### INFORMATION PROVIDED ###

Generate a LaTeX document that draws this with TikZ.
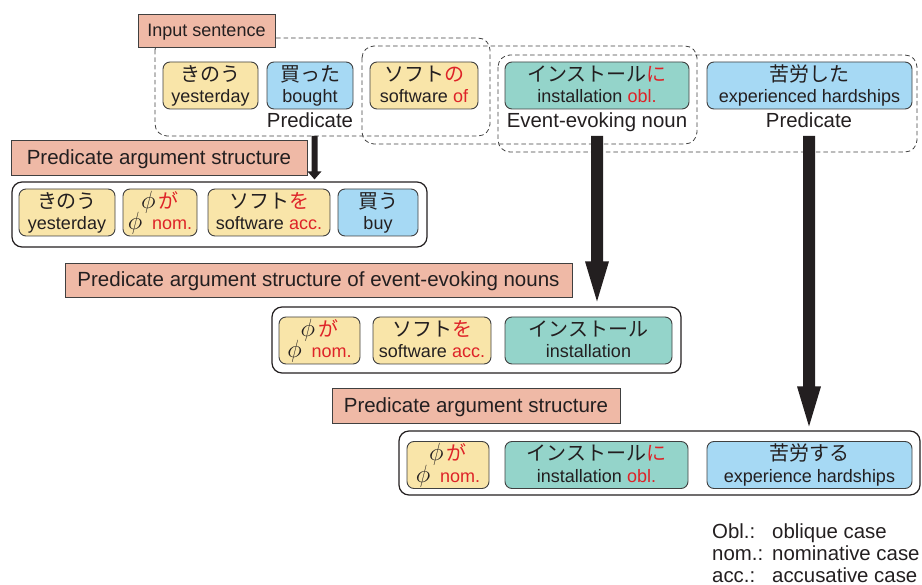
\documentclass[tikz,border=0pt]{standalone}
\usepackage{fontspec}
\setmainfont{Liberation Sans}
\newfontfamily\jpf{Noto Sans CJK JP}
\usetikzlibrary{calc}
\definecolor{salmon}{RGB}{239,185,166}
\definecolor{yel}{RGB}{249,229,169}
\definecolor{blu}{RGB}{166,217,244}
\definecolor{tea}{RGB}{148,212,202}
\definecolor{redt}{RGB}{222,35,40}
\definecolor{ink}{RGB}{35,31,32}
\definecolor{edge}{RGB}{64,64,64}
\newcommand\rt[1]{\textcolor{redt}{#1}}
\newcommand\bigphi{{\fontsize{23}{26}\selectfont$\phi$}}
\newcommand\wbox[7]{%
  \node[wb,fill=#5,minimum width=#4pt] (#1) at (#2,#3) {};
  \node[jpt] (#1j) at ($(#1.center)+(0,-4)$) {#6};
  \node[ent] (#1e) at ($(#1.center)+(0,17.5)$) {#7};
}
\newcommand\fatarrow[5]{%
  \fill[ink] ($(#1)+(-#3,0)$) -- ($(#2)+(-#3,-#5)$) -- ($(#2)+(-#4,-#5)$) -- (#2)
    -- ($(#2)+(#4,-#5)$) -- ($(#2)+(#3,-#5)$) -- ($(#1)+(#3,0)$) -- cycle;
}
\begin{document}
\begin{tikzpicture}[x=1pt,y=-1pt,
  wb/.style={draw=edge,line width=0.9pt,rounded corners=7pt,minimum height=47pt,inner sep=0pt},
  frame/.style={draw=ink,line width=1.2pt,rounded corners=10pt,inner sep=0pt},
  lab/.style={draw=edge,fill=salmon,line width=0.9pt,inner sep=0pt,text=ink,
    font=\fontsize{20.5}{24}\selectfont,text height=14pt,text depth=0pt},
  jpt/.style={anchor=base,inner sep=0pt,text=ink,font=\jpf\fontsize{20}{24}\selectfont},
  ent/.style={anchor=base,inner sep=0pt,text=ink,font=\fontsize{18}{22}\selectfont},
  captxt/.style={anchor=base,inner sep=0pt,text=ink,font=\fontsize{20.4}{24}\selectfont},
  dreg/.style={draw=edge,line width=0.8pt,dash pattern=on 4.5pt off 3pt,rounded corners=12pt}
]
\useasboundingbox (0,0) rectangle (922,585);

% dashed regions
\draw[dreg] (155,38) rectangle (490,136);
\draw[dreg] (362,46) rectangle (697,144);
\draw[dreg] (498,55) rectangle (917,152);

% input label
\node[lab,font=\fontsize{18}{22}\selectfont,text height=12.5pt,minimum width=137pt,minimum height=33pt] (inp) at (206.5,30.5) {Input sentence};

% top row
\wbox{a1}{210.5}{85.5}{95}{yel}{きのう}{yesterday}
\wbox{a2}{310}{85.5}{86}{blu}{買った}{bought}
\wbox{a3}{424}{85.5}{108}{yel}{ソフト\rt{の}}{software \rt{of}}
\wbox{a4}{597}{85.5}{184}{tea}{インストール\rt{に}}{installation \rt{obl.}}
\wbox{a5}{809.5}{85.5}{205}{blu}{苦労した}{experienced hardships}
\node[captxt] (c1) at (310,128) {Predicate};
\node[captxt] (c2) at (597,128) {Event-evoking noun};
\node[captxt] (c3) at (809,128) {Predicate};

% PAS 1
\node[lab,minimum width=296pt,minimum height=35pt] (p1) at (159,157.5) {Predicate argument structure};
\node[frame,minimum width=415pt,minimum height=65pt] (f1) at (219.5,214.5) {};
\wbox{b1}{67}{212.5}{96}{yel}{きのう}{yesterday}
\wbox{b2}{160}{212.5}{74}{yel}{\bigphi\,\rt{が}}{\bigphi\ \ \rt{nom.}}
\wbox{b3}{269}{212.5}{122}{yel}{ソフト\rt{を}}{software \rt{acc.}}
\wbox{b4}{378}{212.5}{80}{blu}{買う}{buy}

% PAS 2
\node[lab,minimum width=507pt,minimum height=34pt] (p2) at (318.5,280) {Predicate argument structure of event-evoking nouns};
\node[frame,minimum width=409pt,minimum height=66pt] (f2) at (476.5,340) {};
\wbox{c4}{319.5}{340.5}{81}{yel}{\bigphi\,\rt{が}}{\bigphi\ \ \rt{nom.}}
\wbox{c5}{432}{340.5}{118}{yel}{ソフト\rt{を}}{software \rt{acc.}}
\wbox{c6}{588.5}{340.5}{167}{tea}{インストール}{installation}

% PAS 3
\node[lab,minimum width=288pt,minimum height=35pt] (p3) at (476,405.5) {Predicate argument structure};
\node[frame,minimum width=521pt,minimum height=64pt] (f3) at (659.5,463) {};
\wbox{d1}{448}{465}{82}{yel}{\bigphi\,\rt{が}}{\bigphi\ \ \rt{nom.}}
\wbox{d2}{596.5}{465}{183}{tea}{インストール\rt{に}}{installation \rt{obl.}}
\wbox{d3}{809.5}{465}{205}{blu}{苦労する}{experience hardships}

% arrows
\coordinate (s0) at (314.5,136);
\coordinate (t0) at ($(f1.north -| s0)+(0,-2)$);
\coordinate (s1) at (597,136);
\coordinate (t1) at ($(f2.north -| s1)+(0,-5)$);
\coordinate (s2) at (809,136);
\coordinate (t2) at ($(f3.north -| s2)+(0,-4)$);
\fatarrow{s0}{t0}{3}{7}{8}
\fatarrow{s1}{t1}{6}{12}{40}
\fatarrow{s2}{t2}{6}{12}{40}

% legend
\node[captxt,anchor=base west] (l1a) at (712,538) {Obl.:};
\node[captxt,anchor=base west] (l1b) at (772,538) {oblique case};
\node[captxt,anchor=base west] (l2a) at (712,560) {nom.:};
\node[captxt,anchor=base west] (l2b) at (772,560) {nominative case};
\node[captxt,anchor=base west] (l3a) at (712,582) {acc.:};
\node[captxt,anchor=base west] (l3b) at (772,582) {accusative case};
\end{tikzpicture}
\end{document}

###

**GIVEN PROBLEM:**
Repeat the material exactly as it reads, without any of its pictures.

**SOLUTION TO THIS PROBLEM:**
Generate a LaTeX document that draws this with TikZ.
\documentclass[tikz,border=0pt]{standalone}
\usepackage{fontspec}
\setmainfont{Liberation Sans}
\newfontfamily\jpf{Noto Sans CJK JP}
\usetikzlibrary{calc}
\definecolor{salmon}{RGB}{239,185,166}
\definecolor{yel}{RGB}{249,229,169}
\definecolor{blu}{RGB}{166,217,244}
\definecolor{tea}{RGB}{148,212,202}
\definecolor{redt}{RGB}{222,35,40}
\definecolor{ink}{RGB}{35,31,32}
\definecolor{edge}{RGB}{64,64,64}
\newcommand\rt[1]{\textcolor{redt}{#1}}
\newcommand\bigphi{{\fontsize{23}{26}\selectfont$\phi$}}
\newcommand\wbox[7]{%
  \node[wb,fill=#5,minimum width=#4pt] (#1) at (#2,#3) {};
  \node[jpt] (#1j) at ($(#1.center)+(0,-4)$) {#6};
  \node[ent] (#1e) at ($(#1.center)+(0,17.5)$) {#7};
}
\newcommand\fatarrow[5]{%
  \fill[ink] ($(#1)+(-#3,0)$) -- ($(#2)+(-#3,-#5)$) -- ($(#2)+(-#4,-#5)$) -- (#2)
    -- ($(#2)+(#4,-#5)$) -- ($(#2)+(#3,-#5)$) -- ($(#1)+(#3,0)$) -- cycle;
}
\begin{document}
\begin{tikzpicture}[x=1pt,y=-1pt,
  wb/.style={draw=edge,line width=0.9pt,rounded corners=7pt,minimum height=47pt,inner sep=0pt},
  frame/.style={draw=ink,line width=1.2pt,rounded corners=10pt,inner sep=0pt},
  lab/.style={draw=edge,fill=salmon,line width=0.9pt,inner sep=0pt,text=ink,
    font=\fontsize{20.5}{24}\selectfont,text height=14pt,text depth=0pt},
  jpt/.style={anchor=base,inner sep=0pt,text=ink,font=\jpf\fontsize{20}{24}\selectfont},
  ent/.style={anchor=base,inner sep=0pt,text=ink,font=\fontsize{18}{22}\selectfont},
  captxt/.style={anchor=base,inner sep=0pt,text=ink,font=\fontsize{20.4}{24}\selectfont},
  dreg/.style={draw=edge,line width=0.8pt,dash pattern=on 4.5pt off 3pt,rounded corners=12pt}
]
\useasboundingbox (0,0) rectangle (922,585);

% dashed regions
\draw[dreg] (155,38) rectangle (490,136);
\draw[dreg] (362,46) rectangle (697,144);
\draw[dreg] (498,55) rectangle (917,152);

% input label
\node[lab,font=\fontsize{18}{22}\selectfont,text height=12.5pt,minimum width=137pt,minimum height=33pt] (inp) at (206.5,30.5) {Input sentence};

% top row
\wbox{a1}{210.5}{85.5}{95}{yel}{きのう}{yesterday}
\wbox{a2}{310}{85.5}{86}{blu}{買った}{bought}
\wbox{a3}{424}{85.5}{108}{yel}{ソフト\rt{の}}{software \rt{of}}
\wbox{a4}{597}{85.5}{184}{tea}{インストール\rt{に}}{installation \rt{obl.}}
\wbox{a5}{809.5}{85.5}{205}{blu}{苦労した}{experienced hardships}
\node[captxt] (c1) at (310,128) {Predicate};
\node[captxt] (c2) at (597,128) {Event-evoking noun};
\node[captxt] (c3) at (809,128) {Predicate};

% PAS 1
\node[lab,minimum width=296pt,minimum height=35pt] (p1) at (159,157.5) {Predicate argument structure};
\node[frame,minimum width=415pt,minimum height=65pt] (f1) at (219.5,214.5) {};
\wbox{b1}{67}{212.5}{96}{yel}{きのう}{yesterday}
\wbox{b2}{160}{212.5}{74}{yel}{\bigphi\,\rt{が}}{\bigphi\ \ \rt{nom.}}
\wbox{b3}{269}{212.5}{122}{yel}{ソフト\rt{を}}{software \rt{acc.}}
\wbox{b4}{378}{212.5}{80}{blu}{買う}{buy}

% PAS 2
\node[lab,minimum width=507pt,minimum height=34pt] (p2) at (318.5,280) {Predicate argument structure of event-evoking nouns};
\node[frame,minimum width=409pt,minimum height=66pt] (f2) at (476.5,340) {};
\wbox{c4}{319.5}{340.5}{81}{yel}{\bigphi\,\rt{が}}{\bigphi\ \ \rt{nom.}}
\wbox{c5}{432}{340.5}{118}{yel}{ソフト\rt{を}}{software \rt{acc.}}
\wbox{c6}{588.5}{340.5}{167}{tea}{インストール}{installation}

% PAS 3
\node[lab,minimum width=288pt,minimum height=35pt] (p3) at (476,405.5) {Predicate argument structure};
\node[frame,minimum width=521pt,minimum height=64pt] (f3) at (659.5,463) {};
\wbox{d1}{448}{465}{82}{yel}{\bigphi\,\rt{が}}{\bigphi\ \ \rt{nom.}}
\wbox{d2}{596.5}{465}{183}{tea}{インストール\rt{に}}{installation \rt{obl.}}
\wbox{d3}{809.5}{465}{205}{blu}{苦労する}{experience hardships}

% arrows
\coordinate (s0) at (314.5,136);
\coordinate (t0) at ($(f1.north -| s0)+(0,-2)$);
\coordinate (s1) at (597,136);
\coordinate (t1) at ($(f2.north -| s1)+(0,-5)$);
\coordinate (s2) at (809,136);
\coordinate (t2) at ($(f3.north -| s2)+(0,-4)$);
\fatarrow{s0}{t0}{3}{7}{8}
\fatarrow{s1}{t1}{6}{12}{40}
\fatarrow{s2}{t2}{6}{12}{40}

% legend
\node[captxt,anchor=base west] (l1a) at (712,538) {Obl.:};
\node[captxt,anchor=base west] (l1b) at (772,538) {oblique case};
\node[captxt,anchor=base west] (l2a) at (712,560) {nom.:};
\node[captxt,anchor=base west] (l2b) at (772,560) {nominative case};
\node[captxt,anchor=base west] (l3a) at (712,582) {acc.:};
\node[captxt,anchor=base west] (l3b) at (772,582) {accusative case};
\end{tikzpicture}
\end{document}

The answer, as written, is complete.